CRM is where Pardot and Marketing cloud, and their direct integration with Salesforce, really shines. Salesforce has a robust CRM with integrations with most other platforms currently available out there, including HubSpot. It is also customizable and able to fit any company's needs.       

Users have a definite advantage with Pardot and Marketing cloud. Because they are a part of the Salesforce team, they have the most direct connection. They even share the same contact database. 

While HubSpot does have a free CRM, it’s not as robust as Salesforce. There are not as many integrations with other developers, and you cannot customize it to the same degree as Salesforce. You can integrate Salesforce with HubSpot, but they have different contact databases and only some of the information syncs between the two platforms. 

Reporting capabilities

Out of the box, HubSpot offers better reporting than Pardot, letting you see what needs attention from a big-picture perspective. Pardot’s reports can give you similar information but need more customization to be actionable. 
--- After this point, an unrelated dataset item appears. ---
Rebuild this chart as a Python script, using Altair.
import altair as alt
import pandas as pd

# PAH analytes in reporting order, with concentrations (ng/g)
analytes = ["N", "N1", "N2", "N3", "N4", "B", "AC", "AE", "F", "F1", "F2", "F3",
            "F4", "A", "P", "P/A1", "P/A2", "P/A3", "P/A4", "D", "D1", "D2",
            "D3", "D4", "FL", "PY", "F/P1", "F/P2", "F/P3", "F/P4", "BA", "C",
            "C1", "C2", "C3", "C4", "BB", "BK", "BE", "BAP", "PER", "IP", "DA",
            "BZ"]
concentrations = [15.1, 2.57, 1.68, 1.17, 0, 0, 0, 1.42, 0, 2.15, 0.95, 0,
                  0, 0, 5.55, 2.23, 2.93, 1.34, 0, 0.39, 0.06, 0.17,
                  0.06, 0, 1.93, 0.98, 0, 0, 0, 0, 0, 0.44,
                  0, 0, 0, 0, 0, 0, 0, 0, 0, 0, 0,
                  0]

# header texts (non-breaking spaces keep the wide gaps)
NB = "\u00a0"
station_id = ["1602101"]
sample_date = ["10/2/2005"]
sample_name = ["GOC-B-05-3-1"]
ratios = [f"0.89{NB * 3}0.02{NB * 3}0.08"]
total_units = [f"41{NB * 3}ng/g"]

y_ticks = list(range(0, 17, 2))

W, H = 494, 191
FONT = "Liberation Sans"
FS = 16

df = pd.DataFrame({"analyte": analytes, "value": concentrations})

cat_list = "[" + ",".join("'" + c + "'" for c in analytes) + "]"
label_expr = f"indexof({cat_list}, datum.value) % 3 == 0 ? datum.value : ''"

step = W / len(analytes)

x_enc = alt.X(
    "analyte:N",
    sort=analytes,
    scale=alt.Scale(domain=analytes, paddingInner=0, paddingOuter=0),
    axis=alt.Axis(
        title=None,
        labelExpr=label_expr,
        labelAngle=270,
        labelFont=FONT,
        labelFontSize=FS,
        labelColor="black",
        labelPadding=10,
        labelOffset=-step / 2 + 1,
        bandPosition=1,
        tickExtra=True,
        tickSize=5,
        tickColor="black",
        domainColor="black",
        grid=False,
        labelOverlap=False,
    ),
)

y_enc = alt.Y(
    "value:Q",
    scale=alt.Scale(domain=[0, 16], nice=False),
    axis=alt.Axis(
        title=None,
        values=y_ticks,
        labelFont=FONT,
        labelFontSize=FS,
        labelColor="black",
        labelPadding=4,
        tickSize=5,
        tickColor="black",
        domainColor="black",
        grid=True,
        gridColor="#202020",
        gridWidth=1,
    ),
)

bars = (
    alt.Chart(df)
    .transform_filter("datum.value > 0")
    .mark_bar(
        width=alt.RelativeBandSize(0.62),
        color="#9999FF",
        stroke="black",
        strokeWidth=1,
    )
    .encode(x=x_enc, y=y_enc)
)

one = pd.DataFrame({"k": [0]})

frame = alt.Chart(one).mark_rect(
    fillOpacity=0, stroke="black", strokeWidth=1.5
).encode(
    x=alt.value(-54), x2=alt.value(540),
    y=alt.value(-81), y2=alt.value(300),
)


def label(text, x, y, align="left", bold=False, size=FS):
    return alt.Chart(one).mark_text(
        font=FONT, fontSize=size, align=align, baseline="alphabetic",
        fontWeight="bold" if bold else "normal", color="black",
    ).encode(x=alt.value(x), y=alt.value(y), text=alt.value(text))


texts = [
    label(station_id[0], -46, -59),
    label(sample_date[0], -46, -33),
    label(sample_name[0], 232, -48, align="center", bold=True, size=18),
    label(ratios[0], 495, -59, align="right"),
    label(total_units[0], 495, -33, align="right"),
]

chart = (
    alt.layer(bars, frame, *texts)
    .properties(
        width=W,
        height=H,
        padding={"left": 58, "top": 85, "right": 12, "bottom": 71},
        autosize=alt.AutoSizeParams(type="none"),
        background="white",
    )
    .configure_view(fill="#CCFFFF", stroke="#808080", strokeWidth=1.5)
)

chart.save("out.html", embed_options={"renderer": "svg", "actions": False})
From a pure performance and customization standpoint, Salesforce's reporting capabilities are far superior to HubSpot's. In fact, reporting and dashboard creation in Salesforce is basically limited to one's imagination. Salesforce can generate advanced, granular reports and dashboards of things like lost opportunities by geographic territory, highest sales value by customer segment or industry, and which lead source yields the most valuable deals. 

Both systems come with out-of-the-box reports that can help you get started if you're new to dashboards and reporting, but Salesforce also offers more options for how you can visualize the data on your dashboard (e.g., funnels, pie charts, odometers). HubSpot's reports are typically limited to standard bar graphs, line graphs, and numerical counters. 

Pipeline Management 

The more complex your sales processes are, the better Salesforce performs. For small companies with basic sales cycles, HubSpot streamlines the process. 

When it comes to pipeline management, Salesforce is more customizable in configuring deal stages that match the sales processes of your business. (That, in turn, leads to the more personalized reporting capabilities described above.) If your process is very granular, you can account for that without losing the nuance of your reps' actions. And if you want to add a lead to a later stage of the pipeline, you have that flexibility. 

While HubSpot allows users to edit and add to their seven pre-configured sales pipeline stages (Appointment, Qualified, Presentation Scheduled, Decision Maker Brought In, Contract Sent, Closed Won/Lost), the system only allows for one pipeline per organization. That means if you have one sales process for one product, and a different sales process for another, you're out of luck with HubSpot unless you purchase an add-on or premium bundle that allows for multiple pipelines. 

Even the premium HubSpot pipeline management functions don't match Salesforce's functionality. With Salesforce, documents can be associated with each deal stage, tasks automated as deals move along, and an unlimited number of products associated with each deal (associating products with deals is a premium HubSpot feature). 

Pricing models 

Both HubSpot and Pardot have a tiered pricing model. HubSpot starts at $200 for the basic model and increases in cost the more contacts you add. Pardot begins at $1,000. You also need to add on the cost of Salesforce for your CRM. Both systems also offer various add-ons, which will affect your cost. HubSpot is a less expensive solution, especially as you’re starting out. 

In conclusion, making the final selection

Pardot, Marketing Cloud and HubSpot are geared toward different types of businesses and users. If you're a small-to-medium-sized business that wants a cost-effective tool, help with marketing efforts, and a relatively simple solution, HubSpot is your CRM.  

 

 

For businesses with complex sales processes, a rapidly expanding customer base, and the desire for in-depth reporting and analytics, Marketing Cloud will cover all the bases. 

If your company's primary goal is to nurture leads in order to pass them off at a certain “qualification point” to a specific person or team, Pardot is your tool as it focuses condensing important information to improve the ease of access and optimization.